(WHAT THIS TASK INVOLVES):
From the very first line of the data to the line containing "import matplotlib.pyplot as plt", retype everything exactly, leaving the pictures behind.

————

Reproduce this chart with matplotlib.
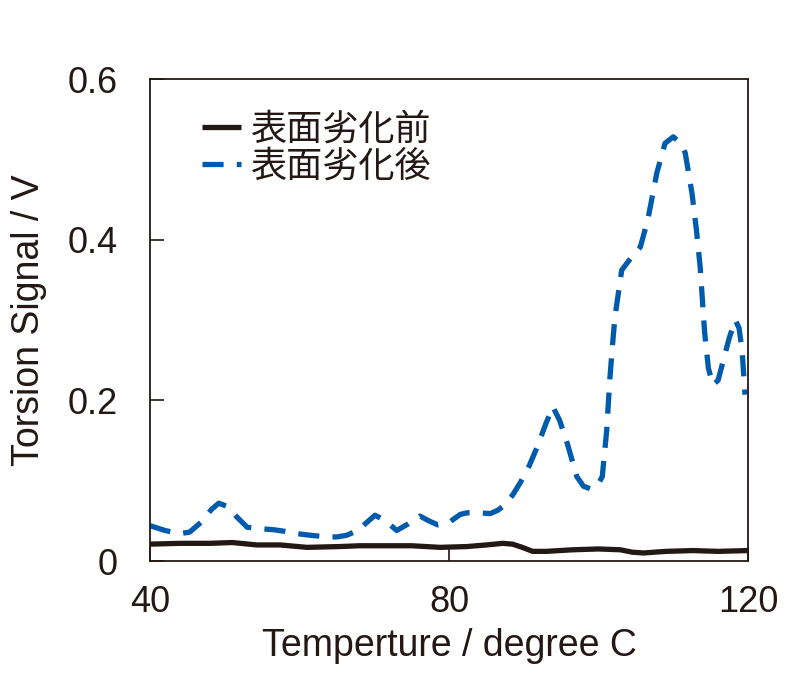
import matplotlib
matplotlib.use("Agg")
import matplotlib.pyplot as plt

# 表面劣化前 (before surface degradation)
temp_before = [40, 44, 48, 51, 54.3, 57.4, 61, 65.4, 68, 72, 75, 78.8, 82.4,
               85, 87.2, 88.5, 89.8, 91.2, 93, 96.6, 100, 102.9, 104.5, 106,
               109, 112.6, 116, 120]
sig_before = [0.021, 0.022, 0.022, 0.023, 0.020, 0.020, 0.017, 0.018, 0.019,
              0.019, 0.019, 0.017, 0.018, 0.020, 0.022, 0.021, 0.017, 0.012,
              0.012, 0.014, 0.015, 0.014, 0.011, 0.010, 0.012, 0.013, 0.012,
              0.013]

# 表面劣化後 (after surface degradation)
temp_after = [40, 42, 44, 45.3, 46.8, 48.2, 49.2, 50.3, 51.6, 53, 55, 56.5,
              58, 59.7, 61.5, 63.7, 65, 66.3, 67.8, 69, 70.1, 71.5, 73, 74.5,
              76.1, 77.3, 78.5, 80, 81.5, 82.4, 84, 85.5, 86.5, 87.5, 88.5,
              89.5, 90.7, 91.8, 93, 93.9, 94.8, 95.8, 97.1, 98, 98.9, 99.8,
              100.5, 101.1, 101.5, 101.9, 102.2, 103.1, 104.4, 105.6, 106.6,
              107.8, 108.9, 110, 111, 111.6, 112.5, 113.1, 113.6, 114.2,
              114.7, 115.3, 116, 116.7, 117.5, 118.3, 118.8, 119.2, 119.6]
sig_after = [0.044, 0.038, 0.034, 0.036, 0.048, 0.064, 0.072, 0.068, 0.055,
             0.042, 0.040, 0.039, 0.037, 0.034, 0.032, 0.030, 0.030, 0.032,
             0.038, 0.048, 0.057, 0.050, 0.038, 0.046, 0.056, 0.050, 0.045,
             0.048, 0.058, 0.060, 0.060, 0.059, 0.063, 0.070, 0.082, 0.097,
             0.118, 0.142, 0.172, 0.192, 0.175, 0.147, 0.105, 0.093, 0.090,
             0.093, 0.105, 0.163, 0.225, 0.272, 0.304, 0.362, 0.378, 0.391,
             0.425, 0.483, 0.520, 0.528, 0.520, 0.508, 0.458, 0.412, 0.366,
             0.284, 0.240, 0.219, 0.225, 0.250, 0.278, 0.300, 0.290, 0.263,
             0.207]

x_ticks = [40, 80, 120]
y_ticks = [0, 0.2, 0.4, 0.6]
y_tick_labels = ["0", "0.2", "0.4", "0.6"]

plt.rcParams['font.family'] = ['Liberation Sans', 'Noto Sans CJK JP', 'DejaVu Sans']
ink = '#231815'

fig = plt.figure(figsize=(7.95, 6.73), dpi=100)
ax = fig.add_axes([0.1887, 0.1664, 0.7522, 0.7162])

ax.plot(temp_before, sig_before, color=ink, lw=3.8, label='表面劣化前',
        solid_capstyle='butt')
ax.plot(temp_after, sig_after, color='#005bac', lw=3.8, dashes=(4.0, 2.5),
        label='表面劣化後')

ax.set_xlim(40, 120)
ax.set_ylim(0, 0.6)
ax.set_xticks(x_ticks)
ax.set_yticks(y_ticks)
ax.set_yticklabels(y_tick_labels)
ax.tick_params(direction='in', length=10, width=1.2, labelsize=26, colors=ink)
ax.tick_params(axis='y', pad=23)
ax.tick_params(axis='x', pad=17)
for s in ax.spines.values():
    s.set_linewidth(1.3)
    s.set_color(ink)

ax.set_xlabel('Temperture / degree C', fontsize=27, color=ink, labelpad=6)
ax.set_ylabel('Torsion Signal / V', fontsize=27, color=ink, labelpad=15)

leg = ax.legend(loc='upper left', bbox_to_anchor=(0.05, 0.975), frameon=False,
                fontsize=26, handlelength=1.1, handletextpad=0.25,
                labelspacing=0.05, borderaxespad=0.2)
for t in leg.get_texts():
    t.set_color(ink)

fig.savefig('out.png', dpi=100)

————

(RIGHT ANSWER):
Reproduce this chart with matplotlib.
import matplotlib
matplotlib.use("Agg")
import matplotlib.pyplot as plt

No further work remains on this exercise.